**What you will do:** Can you output, word for word, the lines between the one holding "Clone this chart in seaborn and matplotlib." and the one holding "yticks = [0, 5, 10, 15, 20, 25, 30, 35]", inclusive, leaving out any pictures?

**The data:**
___

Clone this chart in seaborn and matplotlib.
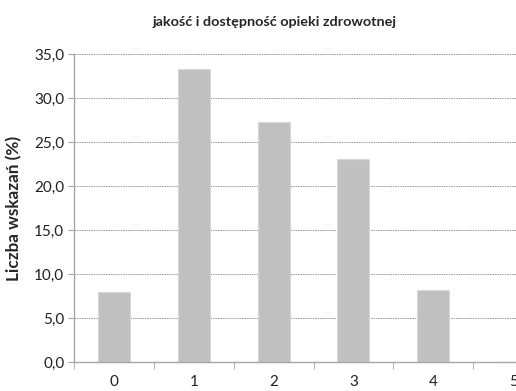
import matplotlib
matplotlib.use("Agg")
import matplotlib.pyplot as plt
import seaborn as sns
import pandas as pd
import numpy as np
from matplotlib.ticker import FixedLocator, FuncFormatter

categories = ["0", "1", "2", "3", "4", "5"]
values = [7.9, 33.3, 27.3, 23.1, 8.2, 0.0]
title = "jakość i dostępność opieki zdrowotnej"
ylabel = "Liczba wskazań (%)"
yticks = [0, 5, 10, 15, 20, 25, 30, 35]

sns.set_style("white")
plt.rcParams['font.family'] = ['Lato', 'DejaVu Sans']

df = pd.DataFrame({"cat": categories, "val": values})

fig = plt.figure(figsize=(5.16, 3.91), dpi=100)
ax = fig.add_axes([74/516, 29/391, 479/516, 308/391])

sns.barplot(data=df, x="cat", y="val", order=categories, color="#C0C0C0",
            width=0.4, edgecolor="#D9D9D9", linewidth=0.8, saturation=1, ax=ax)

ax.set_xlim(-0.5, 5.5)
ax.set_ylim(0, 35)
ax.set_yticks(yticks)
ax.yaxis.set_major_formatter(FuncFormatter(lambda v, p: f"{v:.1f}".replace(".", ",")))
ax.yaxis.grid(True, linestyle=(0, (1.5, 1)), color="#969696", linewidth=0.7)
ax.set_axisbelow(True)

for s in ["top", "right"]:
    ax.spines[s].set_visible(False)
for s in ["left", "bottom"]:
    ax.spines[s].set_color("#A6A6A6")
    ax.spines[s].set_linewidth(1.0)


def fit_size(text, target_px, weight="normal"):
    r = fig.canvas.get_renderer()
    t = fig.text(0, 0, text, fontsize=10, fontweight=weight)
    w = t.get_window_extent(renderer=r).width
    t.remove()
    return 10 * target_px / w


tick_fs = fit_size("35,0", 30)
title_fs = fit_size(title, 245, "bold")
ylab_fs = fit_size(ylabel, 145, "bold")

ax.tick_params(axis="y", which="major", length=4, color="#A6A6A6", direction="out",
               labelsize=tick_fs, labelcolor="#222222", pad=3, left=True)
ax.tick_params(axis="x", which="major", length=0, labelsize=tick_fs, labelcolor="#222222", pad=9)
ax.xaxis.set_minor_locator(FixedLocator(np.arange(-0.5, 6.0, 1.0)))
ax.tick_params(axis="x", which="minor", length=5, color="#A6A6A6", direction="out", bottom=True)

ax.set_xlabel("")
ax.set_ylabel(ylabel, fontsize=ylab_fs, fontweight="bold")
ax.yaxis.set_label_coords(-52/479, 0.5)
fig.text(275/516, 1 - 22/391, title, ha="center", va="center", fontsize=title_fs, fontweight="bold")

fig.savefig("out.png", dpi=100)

___

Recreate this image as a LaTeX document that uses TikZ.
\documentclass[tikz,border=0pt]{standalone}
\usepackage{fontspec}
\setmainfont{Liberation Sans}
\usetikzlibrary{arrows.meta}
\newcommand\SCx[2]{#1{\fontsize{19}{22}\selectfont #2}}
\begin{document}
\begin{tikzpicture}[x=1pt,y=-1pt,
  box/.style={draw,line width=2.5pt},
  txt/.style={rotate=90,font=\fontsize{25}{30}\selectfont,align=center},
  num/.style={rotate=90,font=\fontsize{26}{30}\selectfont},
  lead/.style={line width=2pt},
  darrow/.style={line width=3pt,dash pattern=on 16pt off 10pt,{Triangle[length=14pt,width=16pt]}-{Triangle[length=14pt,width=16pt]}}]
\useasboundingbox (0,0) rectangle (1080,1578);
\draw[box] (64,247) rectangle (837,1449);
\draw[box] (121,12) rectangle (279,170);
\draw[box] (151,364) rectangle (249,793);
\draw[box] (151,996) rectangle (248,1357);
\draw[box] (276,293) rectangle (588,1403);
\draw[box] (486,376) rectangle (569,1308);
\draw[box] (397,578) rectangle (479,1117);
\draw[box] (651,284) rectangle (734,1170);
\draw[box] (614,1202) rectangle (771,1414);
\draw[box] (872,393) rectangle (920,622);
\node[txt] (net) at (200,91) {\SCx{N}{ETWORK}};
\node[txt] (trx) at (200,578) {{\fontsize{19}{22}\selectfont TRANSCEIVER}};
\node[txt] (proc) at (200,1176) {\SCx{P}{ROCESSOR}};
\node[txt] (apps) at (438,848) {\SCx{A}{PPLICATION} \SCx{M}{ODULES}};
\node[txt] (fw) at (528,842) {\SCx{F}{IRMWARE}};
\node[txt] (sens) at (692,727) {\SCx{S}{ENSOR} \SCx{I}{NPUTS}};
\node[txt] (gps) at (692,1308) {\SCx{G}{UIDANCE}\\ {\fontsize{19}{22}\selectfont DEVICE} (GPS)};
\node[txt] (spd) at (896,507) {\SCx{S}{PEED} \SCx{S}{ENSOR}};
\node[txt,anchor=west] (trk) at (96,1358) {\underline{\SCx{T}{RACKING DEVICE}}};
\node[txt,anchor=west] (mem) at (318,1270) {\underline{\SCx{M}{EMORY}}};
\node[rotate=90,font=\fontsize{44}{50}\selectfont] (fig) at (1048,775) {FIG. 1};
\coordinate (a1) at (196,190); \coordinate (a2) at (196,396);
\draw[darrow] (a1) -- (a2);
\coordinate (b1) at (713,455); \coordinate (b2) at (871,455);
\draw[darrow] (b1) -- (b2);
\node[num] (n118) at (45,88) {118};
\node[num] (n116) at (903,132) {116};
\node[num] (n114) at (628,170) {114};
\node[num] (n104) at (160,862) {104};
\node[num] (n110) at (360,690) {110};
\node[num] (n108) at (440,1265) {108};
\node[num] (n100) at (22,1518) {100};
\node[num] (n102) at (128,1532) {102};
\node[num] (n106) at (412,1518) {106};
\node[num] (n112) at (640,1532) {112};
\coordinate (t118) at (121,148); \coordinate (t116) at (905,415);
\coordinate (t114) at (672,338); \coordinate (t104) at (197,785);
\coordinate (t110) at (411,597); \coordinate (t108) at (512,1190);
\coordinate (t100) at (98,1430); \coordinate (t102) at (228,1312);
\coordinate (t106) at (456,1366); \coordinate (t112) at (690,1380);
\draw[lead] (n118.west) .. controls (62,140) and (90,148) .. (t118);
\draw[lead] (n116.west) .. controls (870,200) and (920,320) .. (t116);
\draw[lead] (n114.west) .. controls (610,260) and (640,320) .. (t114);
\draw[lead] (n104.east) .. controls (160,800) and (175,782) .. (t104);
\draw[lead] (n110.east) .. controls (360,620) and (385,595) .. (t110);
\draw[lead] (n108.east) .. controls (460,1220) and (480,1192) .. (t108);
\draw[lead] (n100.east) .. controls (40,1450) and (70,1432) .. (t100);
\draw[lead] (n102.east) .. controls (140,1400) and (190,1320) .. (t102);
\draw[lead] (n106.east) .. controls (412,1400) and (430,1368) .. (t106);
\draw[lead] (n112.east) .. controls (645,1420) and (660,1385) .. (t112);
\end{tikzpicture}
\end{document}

___

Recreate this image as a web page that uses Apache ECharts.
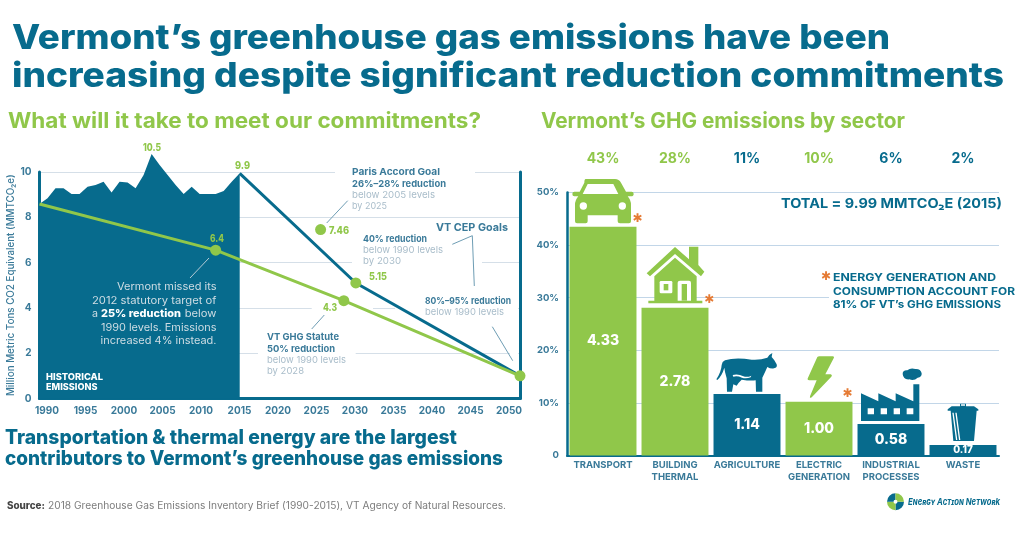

___

**Solution for this task:**
Clone this chart in seaborn and matplotlib.
import matplotlib
matplotlib.use("Agg")
import matplotlib.pyplot as plt
import seaborn as sns
import pandas as pd
import numpy as np
from matplotlib.ticker import FixedLocator, FuncFormatter

categories = ["0", "1", "2", "3", "4", "5"]
values = [7.9, 33.3, 27.3, 23.1, 8.2, 0.0]
title = "jakość i dostępność opieki zdrowotnej"
ylabel = "Liczba wskazań (%)"
yticks = [0, 5, 10, 15, 20, 25, 30, 35]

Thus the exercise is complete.